◆ TASK DESCRIPTION
Retype the records below exactly as they appear, but leave out any pictures.

────

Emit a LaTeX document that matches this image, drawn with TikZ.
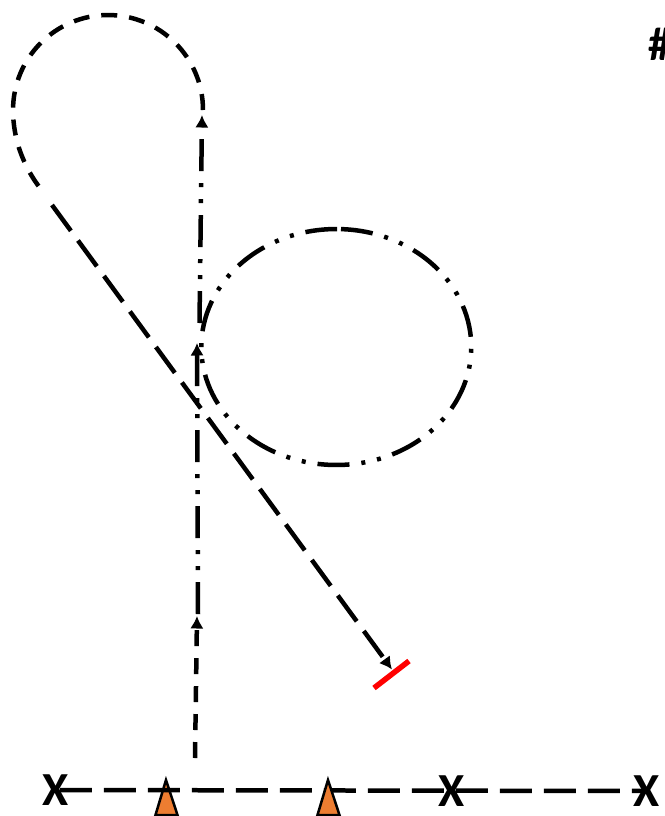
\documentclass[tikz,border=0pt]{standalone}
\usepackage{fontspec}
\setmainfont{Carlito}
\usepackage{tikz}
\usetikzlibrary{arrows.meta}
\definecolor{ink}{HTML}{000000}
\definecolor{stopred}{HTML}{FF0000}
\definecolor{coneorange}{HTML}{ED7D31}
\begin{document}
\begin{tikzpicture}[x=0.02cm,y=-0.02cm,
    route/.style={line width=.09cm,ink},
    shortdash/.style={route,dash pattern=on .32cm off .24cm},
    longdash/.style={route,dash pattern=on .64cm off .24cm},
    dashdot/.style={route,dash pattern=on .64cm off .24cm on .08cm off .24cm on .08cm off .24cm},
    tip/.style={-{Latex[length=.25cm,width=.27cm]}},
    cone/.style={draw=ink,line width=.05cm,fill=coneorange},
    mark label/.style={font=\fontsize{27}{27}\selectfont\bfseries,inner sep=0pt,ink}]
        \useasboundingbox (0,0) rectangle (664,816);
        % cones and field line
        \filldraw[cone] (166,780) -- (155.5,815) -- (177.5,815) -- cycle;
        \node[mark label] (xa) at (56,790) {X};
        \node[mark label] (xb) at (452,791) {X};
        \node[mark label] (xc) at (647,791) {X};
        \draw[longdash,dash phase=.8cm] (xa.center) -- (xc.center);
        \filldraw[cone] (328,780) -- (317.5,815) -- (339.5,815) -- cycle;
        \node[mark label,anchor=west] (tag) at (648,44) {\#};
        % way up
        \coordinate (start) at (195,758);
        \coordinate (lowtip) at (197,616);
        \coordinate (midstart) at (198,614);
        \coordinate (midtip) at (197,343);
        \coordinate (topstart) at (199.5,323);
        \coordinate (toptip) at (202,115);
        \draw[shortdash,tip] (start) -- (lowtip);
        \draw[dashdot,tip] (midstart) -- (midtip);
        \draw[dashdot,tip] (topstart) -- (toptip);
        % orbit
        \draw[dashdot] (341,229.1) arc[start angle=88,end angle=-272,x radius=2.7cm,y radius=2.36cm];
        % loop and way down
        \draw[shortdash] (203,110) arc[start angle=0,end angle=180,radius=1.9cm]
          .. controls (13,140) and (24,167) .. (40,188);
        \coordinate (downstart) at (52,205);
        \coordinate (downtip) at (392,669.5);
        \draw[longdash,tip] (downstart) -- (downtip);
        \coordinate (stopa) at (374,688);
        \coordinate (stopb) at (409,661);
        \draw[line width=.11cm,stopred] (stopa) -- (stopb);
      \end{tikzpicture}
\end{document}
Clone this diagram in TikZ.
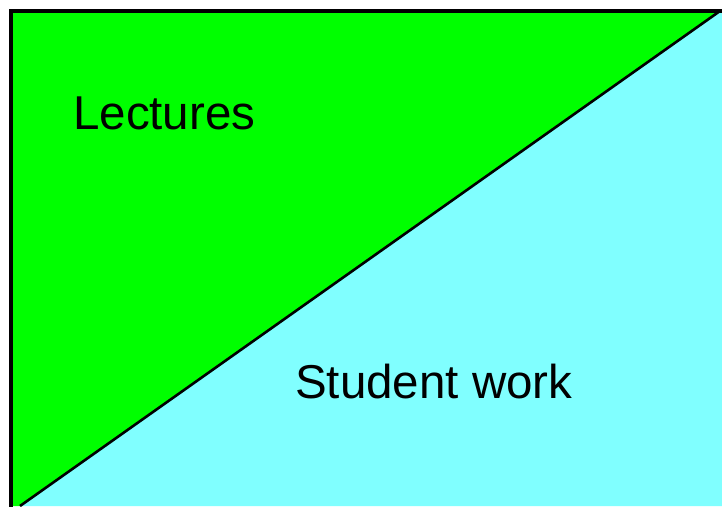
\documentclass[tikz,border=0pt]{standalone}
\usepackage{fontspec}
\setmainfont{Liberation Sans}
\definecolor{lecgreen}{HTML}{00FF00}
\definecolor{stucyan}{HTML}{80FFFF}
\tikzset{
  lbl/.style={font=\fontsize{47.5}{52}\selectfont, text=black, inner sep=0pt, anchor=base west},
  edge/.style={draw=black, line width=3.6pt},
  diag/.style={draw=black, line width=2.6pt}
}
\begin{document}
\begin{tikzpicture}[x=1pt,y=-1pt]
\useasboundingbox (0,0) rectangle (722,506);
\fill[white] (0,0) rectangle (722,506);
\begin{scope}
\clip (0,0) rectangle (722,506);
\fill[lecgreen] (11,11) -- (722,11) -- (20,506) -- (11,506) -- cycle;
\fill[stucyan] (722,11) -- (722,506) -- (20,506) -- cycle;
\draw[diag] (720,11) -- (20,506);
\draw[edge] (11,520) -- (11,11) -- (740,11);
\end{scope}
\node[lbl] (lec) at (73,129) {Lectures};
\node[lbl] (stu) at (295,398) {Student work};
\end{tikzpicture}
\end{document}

────

◆ ANSWER TO THIS PROBLEM
Emit a LaTeX document that matches this image, drawn with TikZ.
\documentclass[tikz,border=0pt]{standalone}
\usepackage{fontspec}
\setmainfont{Carlito}
\usepackage{tikz}
\usetikzlibrary{arrows.meta}
\definecolor{ink}{HTML}{000000}
\definecolor{stopred}{HTML}{FF0000}
\definecolor{coneorange}{HTML}{ED7D31}
\begin{document}
\begin{tikzpicture}[x=0.02cm,y=-0.02cm,
    route/.style={line width=.09cm,ink},
    shortdash/.style={route,dash pattern=on .32cm off .24cm},
    longdash/.style={route,dash pattern=on .64cm off .24cm},
    dashdot/.style={route,dash pattern=on .64cm off .24cm on .08cm off .24cm on .08cm off .24cm},
    tip/.style={-{Latex[length=.25cm,width=.27cm]}},
    cone/.style={draw=ink,line width=.05cm,fill=coneorange},
    mark label/.style={font=\fontsize{27}{27}\selectfont\bfseries,inner sep=0pt,ink}]
        \useasboundingbox (0,0) rectangle (664,816);
        % cones and field line
        \filldraw[cone] (166,780) -- (155.5,815) -- (177.5,815) -- cycle;
        \node[mark label] (xa) at (56,790) {X};
        \node[mark label] (xb) at (452,791) {X};
        \node[mark label] (xc) at (647,791) {X};
        \draw[longdash,dash phase=.8cm] (xa.center) -- (xc.center);
        \filldraw[cone] (328,780) -- (317.5,815) -- (339.5,815) -- cycle;
        \node[mark label,anchor=west] (tag) at (648,44) {\#};
        % way up
        \coordinate (start) at (195,758);
        \coordinate (lowtip) at (197,616);
        \coordinate (midstart) at (198,614);
        \coordinate (midtip) at (197,343);
        \coordinate (topstart) at (199.5,323);
        \coordinate (toptip) at (202,115);
        \draw[shortdash,tip] (start) -- (lowtip);
        \draw[dashdot,tip] (midstart) -- (midtip);
        \draw[dashdot,tip] (topstart) -- (toptip);
        % orbit
        \draw[dashdot] (341,229.1) arc[start angle=88,end angle=-272,x radius=2.7cm,y radius=2.36cm];
        % loop and way down
        \draw[shortdash] (203,110) arc[start angle=0,end angle=180,radius=1.9cm]
          .. controls (13,140) and (24,167) .. (40,188);
        \coordinate (downstart) at (52,205);
        \coordinate (downtip) at (392,669.5);
        \draw[longdash,tip] (downstart) -- (downtip);
        \coordinate (stopa) at (374,688);
        \coordinate (stopb) at (409,661);
        \draw[line width=.11cm,stopred] (stopa) -- (stopb);
      \end{tikzpicture}
\end{document}
Clone this diagram in TikZ.
\documentclass[tikz,border=0pt]{standalone}
\usepackage{fontspec}
\setmainfont{Liberation Sans}
\definecolor{lecgreen}{HTML}{00FF00}
\definecolor{stucyan}{HTML}{80FFFF}
\tikzset{
  lbl/.style={font=\fontsize{47.5}{52}\selectfont, text=black, inner sep=0pt, anchor=base west},
  edge/.style={draw=black, line width=3.6pt},
  diag/.style={draw=black, line width=2.6pt}
}
\begin{document}
\begin{tikzpicture}[x=1pt,y=-1pt]
\useasboundingbox (0,0) rectangle (722,506);
\fill[white] (0,0) rectangle (722,506);
\begin{scope}
\clip (0,0) rectangle (722,506);
\fill[lecgreen] (11,11) -- (722,11) -- (20,506) -- (11,506) -- cycle;
\fill[stucyan] (722,11) -- (722,506) -- (20,506) -- cycle;
\draw[diag] (720,11) -- (20,506);
\draw[edge] (11,520) -- (11,11) -- (740,11);
\end{scope}
\node[lbl] (lec) at (73,129) {Lectures};
\node[lbl] (stu) at (295,398) {Student work};
\end{tikzpicture}
\end{document}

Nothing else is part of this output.